KYKY: Что-то изменилось у тебя за это время? С момента выхода прошлого текста.

В.К.: Да очень многое. Меня взяли на другую работу. Теперь я работаю официально на заводе «в день» и подрабатываю по выходным. Для меня это большая победа. По зарплате я ничего не выигрываю, но это официальная работа.

KYKY: Мы с тобой говорили о справедливости и соизмеримости преступления и наказания на зоне. Давай вернёмся к этой теме. 

В.К.: Кто-то умный сказал, «посадите абсолютно любого человека на пять лет, и в глубине души он будет знать, за что». Наказание, как правило, становится справедливым в процессе его исполнения.

KYKY: Как ты относишься к смертной казни? В России уже 22 года действует мораторий на смертную казнь, в Беларуси продолжают исполнять смертные приговоры.
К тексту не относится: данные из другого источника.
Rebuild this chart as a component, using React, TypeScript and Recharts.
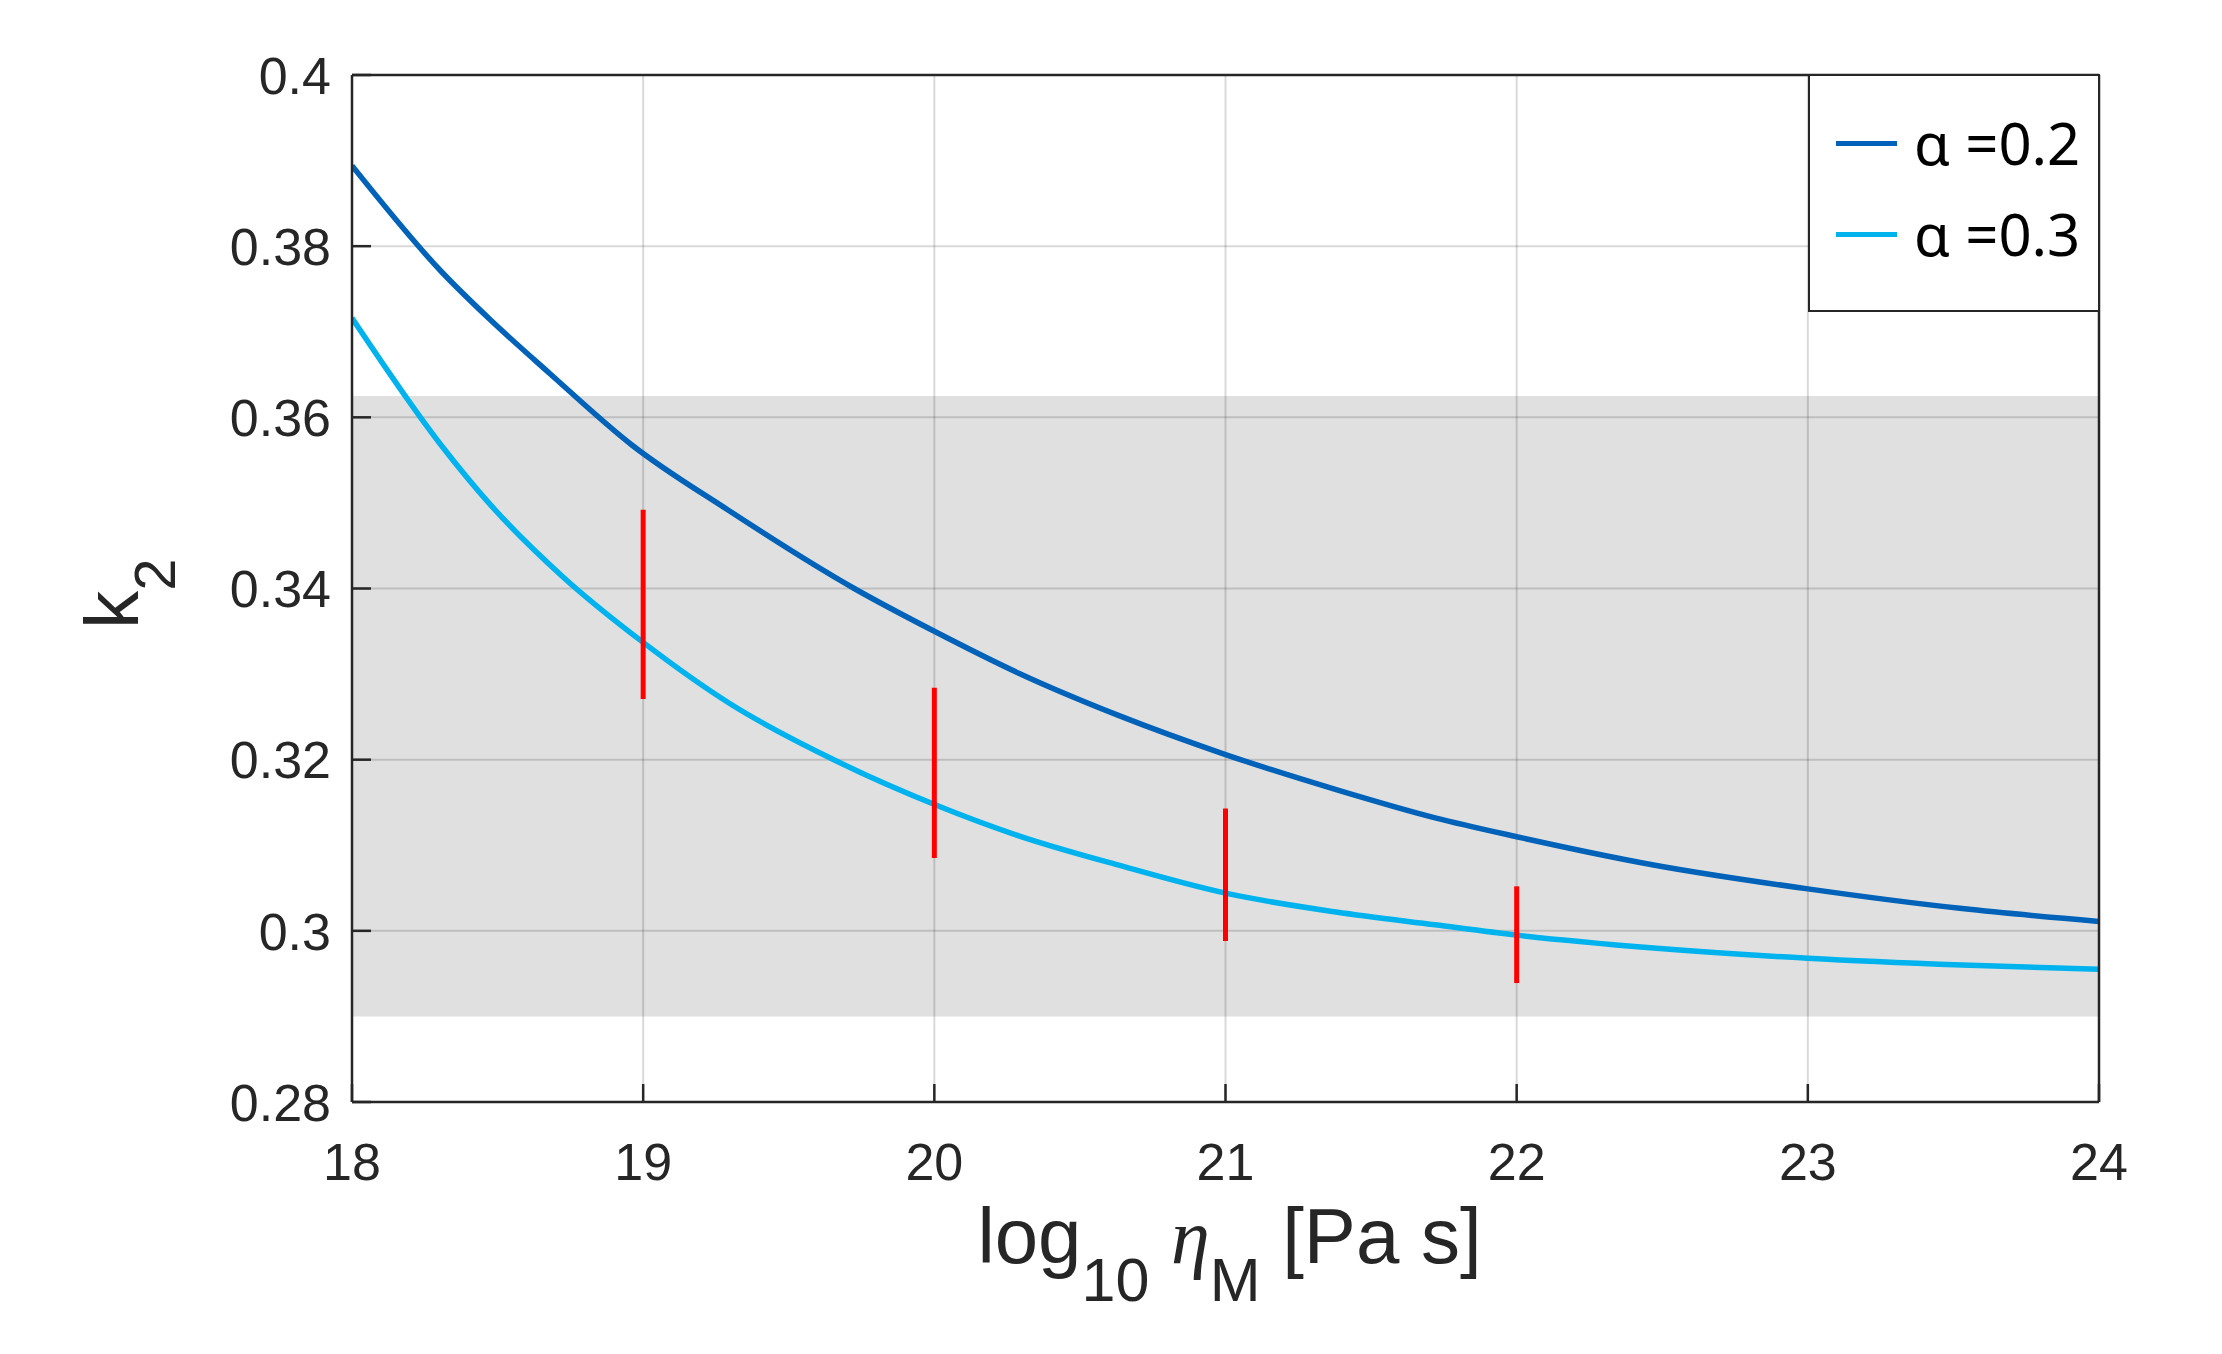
import React from "react"
import { LineChart, Line, XAxis, YAxis, ReferenceArea, ReferenceLine, Legend } from "recharts"

// alpha = 0.2 curve: log10 viscosity (Pa s) and k2
const etaA02 = [18, 18.305, 18.475, 18.68, 18.96, 19.29, 19.725, 20, 20.29, 20.63, 21, 21.38, 21.72, 22, 22.47, 23, 23.53, 24]
const k2A02 = [
  0.3894, 0.3771, 0.3714, 0.3651, 0.3568, 0.3492, 0.34, 0.335, 0.3301, 0.3252, 0.3206, 0.3165, 0.3132, 0.311,
  0.3077, 0.3049, 0.3026, 0.3011,
]

// alpha = 0.3 curve
const etaA03 = [18, 18.305, 18.475, 18.72, 19, 19.3, 19.66, 20.02, 20.29, 20.63, 21, 21.38, 21.72, 22, 22.47, 23, 23.53, 24]
const k2A03 = [
  0.3716, 0.3568, 0.3498, 0.3415, 0.3337, 0.3265, 0.3199, 0.3145, 0.3111, 0.3077, 0.3044, 0.3022, 0.3007, 0.2995,
  0.298, 0.2968, 0.296, 0.2955,
]

// red error bars
const barEta = [19, 20, 21, 22]
const barLow = [0.3271, 0.3085, 0.2988, 0.2939]
const barHigh = [0.3492, 0.3284, 0.3143, 0.3052]

// observed k2 range (grey band)
const bandLow = 0.29
const bandHigh = 0.3625

const xTicks = [18, 19, 20, 21, 22, 23, 24]
const yTicks = [0.28, 0.3, 0.32, 0.34, 0.36, 0.38, 0.4]

const dataA02 = etaA02.map((x, i) => ({ x, k: k2A02[i] }))
const dataA03 = etaA03.map((x, i) => ({ x, k: k2A03[i] }))

const INK = "#262626"
const SANS = "'Liberation Sans', Arial, Helvetica, sans-serif"
const fmt = (v: number) => String(+v.toFixed(2))

const LeftTick = ({ x, y, payload }: any) => (
  <g>
    <line x1={x} x2={x + 19} y1={y} y2={y} stroke={INK} strokeWidth={2.5} />
    <text x={x - 21} y={y} dy="0.36em" textAnchor="end" fontSize={52} fontFamily={SANS} fill={INK}>
      {fmt(payload.value)}
    </text>
  </g>
)

const RightTick = ({ x, y }: any) => (
  <line x1={x} x2={x - 19} y1={y} y2={y} stroke={INK} strokeWidth={2.5} />
)

const BottomTick = ({ x, y, payload }: any) => (
  <g>
    <line x1={x} x2={x} y1={y} y2={y - 18} stroke={INK} strokeWidth={2.5} />
    <text x={x} y={y + 78} textAnchor="middle" fontSize={52} fontFamily={SANS} fill={INK}>
      {payload.value}
    </text>
  </g>
)

const TopTick = ({ x, y }: any) => (
  <line x1={x} x2={x} y1={y} y2={y + 18} stroke={INK} strokeWidth={2.5} />
)

const XTitle = ({ viewBox }: any) => {
  const cx = viewBox.x + viewBox.width / 2 + 4
  const base = viewBox.y + 161
  return (
    <text x={cx} y={base} textAnchor="middle" fontSize={78} fontFamily={SANS} fill={INK}>
      <tspan>log</tspan>
      <tspan dy={38} fontSize={61}>10</tspan>
      <tspan dy={-38}> </tspan>
      <tspan fontFamily="'Liberation Serif', 'DejaVu Serif', serif" fontStyle="italic">η</tspan>
      <tspan dy={38} fontSize={61}>M</tspan>
      <tspan dy={-38}> [Pa s]</tspan>
    </text>
  )
}

const YTitle = ({ viewBox }: any) => {
  const cx = 138
  const cy = viewBox.y + viewBox.height / 2 + 5
  return (
    <text
      x={cx}
      y={cy}
      transform={`rotate(-90 ${cx} ${cy})`}
      textAnchor="middle"
      fontSize={76}
      fontFamily={SANS}
      fill={INK}
    >
      <tspan>k</tspan>
      <tspan dy={37} fontSize={58}>2</tspan>
    </text>
  )
}

const LegendBox = ({ payload }: any) => (
  <div
    style={{
      position: "relative",
      width: 292,
      height: 238,
      boxSizing: "border-box",
      border: `2.5px solid ${INK}`,
      background: "#fff",
    }}
  >
    {(payload || []).map((p: any, i: number) => (
      <div
        key={p.value}
        style={{
          position: "absolute",
          left: 26,
          top: 32 + i * 91,
          height: 70,
          display: "flex",
          alignItems: "center",
        }}
      >
        <div style={{ width: 61, height: 5, background: p.color, marginRight: 17 }} />
        <span style={{ fontSize: 58, lineHeight: 1, fontFamily: "'Noto Sans', sans-serif", color: "#000" }}>
          {p.value}
        </span>
      </div>
    ))}
  </div>
)

export default function App() {
  return (
    <div style={{ position: "absolute", left: 0, top: 0, background: "#fff" }}>
      <LineChart width={2222} height={1354} margin={{ top: 0, right: 0, bottom: 0, left: 0 }}>
        <XAxis
          dataKey="x"
          type="number"
          domain={[18, 24]}
          ticks={xTicks}
          allowDataOverflow
          height={252}
          tickSize={0}
          tickMargin={0}
          tickLine={false}
          axisLine={{ stroke: INK, strokeWidth: 2.5 }}
          tick={<BottomTick />}
          label={{ content: <XTitle /> }}
        />
        <XAxis
          xAxisId="t"
          orientation="top"
          dataKey="x"
          type="number"
          domain={[18, 24]}
          ticks={xTicks}
          height={75}
          tickSize={0}
          tickMargin={0}
          tickLine={false}
          axisLine={{ stroke: INK, strokeWidth: 2.5 }}
          tick={<TopTick />}
        />
        <YAxis
          type="number"
          domain={[0.28, 0.4]}
          ticks={yTicks}
          allowDataOverflow
          width={352}
          tickSize={0}
          tickMargin={0}
          tickLine={false}
          axisLine={{ stroke: INK, strokeWidth: 2.5 }}
          tick={<LeftTick />}
          label={{ content: <YTitle /> }}
        />
        <YAxis
          yAxisId="r"
          orientation="right"
          type="number"
          domain={[0.28, 0.4]}
          ticks={yTicks}
          width={123}
          tickSize={0}
          tickMargin={0}
          tickLine={false}
          axisLine={{ stroke: INK, strokeWidth: 2.5 }}
          tick={<RightTick />}
        />
        <ReferenceArea y1={bandLow} y2={bandHigh} fill="#e0e0e0" fillOpacity={1} stroke="none" />
        {xTicks.slice(1, -1).map((v) => (
          <ReferenceLine key={"gx" + v} x={v} stroke="#000" strokeOpacity={0.15} strokeWidth={2} />
        ))}
        {yTicks.slice(1, -1).map((v) => (
          <ReferenceLine key={"gy" + v} y={v} stroke="#000" strokeOpacity={0.15} strokeWidth={2} />
        ))}
        <Line
          data={dataA02}
          dataKey="k"
          name="α =0.2"
          type="monotone"
          stroke="#0062b8"
          strokeWidth={5.5}
          dot={false}
          activeDot={false}
          isAnimationActive={false}
        />
        <Line
          data={dataA03}
          dataKey="k"
          name="α =0.3"
          type="monotone"
          stroke="#00b2ee"
          strokeWidth={5.5}
          dot={false}
          activeDot={false}
          isAnimationActive={false}
        />
        {barEta.map((x, i) => (
          <ReferenceLine
            key={"bar" + x}
            segment={[
              { x, y: barLow[i] },
              { x, y: barHigh[i] },
            ]}
            stroke="#ff0000"
            strokeWidth={5}
          />
        ))}
        <Legend
          layout="horizontal"
          verticalAlign="middle"
          align="center"
          content={<LegendBox />}
          wrapperStyle={{ left: 1808, top: 74, width: 292, height: 238 }}
        />
      </LineChart>
    </div>
  )
}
В.К.: Я поддерживаю смертную казнь.

KYKY: Неожиданный ответ.

В.К.: Скажу тебе больше, я предлагал бы высшую меру опционально. На усмотрение подсудимого. Чтобы на каждом суде судья спрашивал: «Вы хотите получить 5-10-15 лет или расстрел?» И лично выбрал бы расстрел. Лишение свободы разрушает личность, по сути, человек, который попадает в тюрьму на большой срок, никогда уже не будет собой прежним. Его личность умирает. Чтобы ты сама выбрала: постепенную смерть или быструю? Это даже гуманнее. Я предпочёл бы сейчас не говорить и не быть здесь. Я – это бледная тень меня прежнего, и вместе с тем себя прежнего я стыжусь, осознавая смысл своих поступков.
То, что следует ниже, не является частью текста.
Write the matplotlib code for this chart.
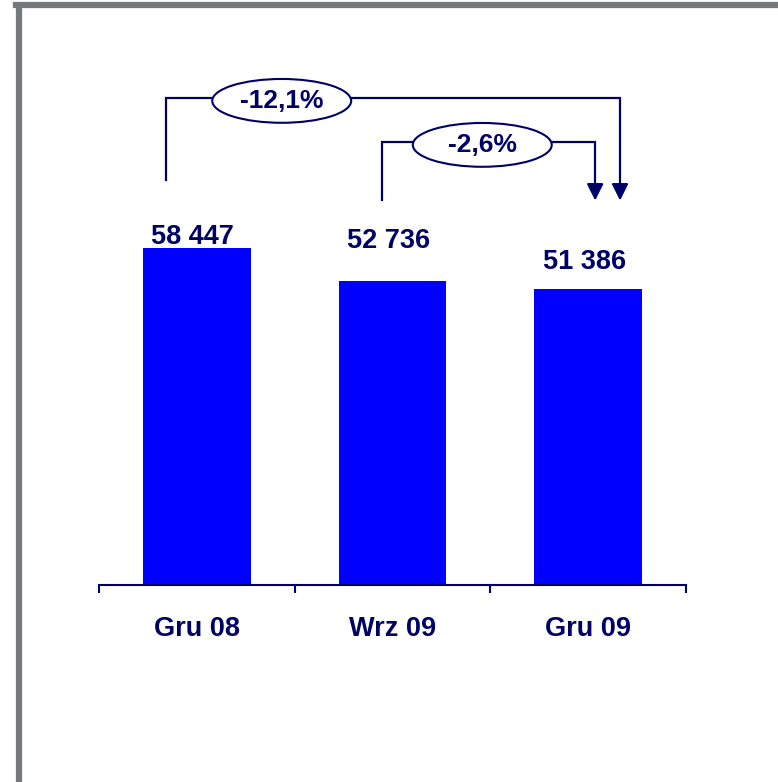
import matplotlib.pyplot as plt
from matplotlib.patches import Ellipse
from matplotlib.lines import Line2D

# dane
kategorie = ['Gru 08', 'Wrz 09', 'Gru 09']
wartosci = [58447, 52736, 51386]
etykiety = ['58 447', '52 736', '51 386']
etykiety_y = [60300, 59700, 56000]
zmiany = ['-12,1%', '-2,6%']

granat = '#000066'
plt.rcParams['font.family'] = ['Liberation Sans', 'DejaVu Sans']

fig = plt.figure(figsize=(7.78, 7.82), dpi=100)
ax = fig.add_axes([0.1272, 0.2519, 0.7545, 0.7005])

x = range(len(kategorie))
ax.bar(x, wartosci, width=0.55, color='#0000FF', zorder=2)
ax.set_xlim(-0.5, 2.5)
ax.set_ylim(0, 95000)

for i, (e, ey) in enumerate(zip(etykiety, etykiety_y)):
    ax.text(i - 0.02, ey, e, ha='center', va='center', fontsize=19.5,
            fontweight='bold', color=granat)

# osie
for s in ['top', 'right', 'left']:
    ax.spines[s].set_visible(False)
ax.spines['bottom'].set_color(granat)
ax.spines['bottom'].set_linewidth(1.5)
ax.set_yticks([])
ax.set_xticks(list(x))
ax.set_xticklabels(kategorie, fontsize=19.5, fontweight='bold', color=granat)
ax.tick_params(axis='x', which='major', length=0, pad=22)
ax.set_xticks([-0.5, 0.5, 1.5, 2.5], minor=True)
ax.tick_params(axis='x', which='minor', length=6, width=1.5, color=granat)

# strzalki ze zmianami
def klamra(x0, y0, x1, yh, ytip, ex, tekst):
    ax.plot([x0, x0, x1, x1], [y0, yh, yh, ytip + 2500], color=granat, lw=1.6,
            zorder=3, solid_joinstyle='miter')
    ax.annotate('', xy=(x1, ytip), xytext=(x1, ytip + 3000),
                arrowprops=dict(arrowstyle='-|>,head_width=0.5,head_length=1.0',
                                color=granat, lw=1.6))
    ax.add_patch(Ellipse((ex, yh - 500), 0.71, 7600, facecolor='white',
                         edgecolor=granat, lw=1.5, zorder=4))
    ax.text(ex, yh - 500, tekst, ha='center', va='center', fontsize=19,
            fontweight='bold', color=granat, zorder=5)

klamra(-0.158, 70200, 2.163, 84460, 66200, 0.434, zmiany[0])
klamra(0.944, 66800, 2.036, 76830, 66200, 1.459, zmiany[1])

# ramka
fig.add_artist(Line2D([16 / 778, 1], [1 - 5 / 782, 1 - 5 / 782],
                      color='#76797c', lw=4.5, transform=fig.transFigure))
fig.add_artist(Line2D([19 / 778, 19 / 778], [0, 1 - 8 / 782],
                      color='#76797c', lw=4.5, transform=fig.transFigure))

fig.savefig('out.png', dpi=100)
KYKY: Если спрашивать об этом на суде, большинство людей сделает неверный выбор из-за шока, из-за эмоций.

В.К.: Со временем каждый преступник начинает себя оправдывать, типа я не мог поступить по-другому, и всё в таком духе, а на суде ты имеешь возможность ощутить себя виновным. 

«Товар – деньги – товар. Я относился к этому, как к работе. Суббота и воскресенье были выходными»

KYKY: Получить пять лет по 228 статье (аналог наркотической 328 статьи УК РБ – Прим. KYKY) – справедливое наказание? Думаю, ты знаешь, что сейчас ужесточают УК по наркотическим статьям, и пять лет для многих – желаемое наказание.

В.К.: Для меня этого было более чем достаточно, чтобы осознать, что я совершил. Я торговал спайсами и не считал, что делаю что-то неправильное. Да и наркотиками это не считал. У меня было мнение, что со дня на день всё это легализуют. Все мы помним историю фарцовщиков – в СССР они считались преступниками, а потом уже и нет.

Все мои покупатели проходили мимо меня одним сплошным потоком, массой. Моё сознание начало вычленять отдельные истории, только когда я уже попал в тюрьму. Помню семейную пару наркоманов. Они пришли за дозой, и у них не хватало денег. Обычно в таких ситуациях мы могли взять оплату мобильным телефоном или другими вещами, которые они приносили, чтобы расплатиться.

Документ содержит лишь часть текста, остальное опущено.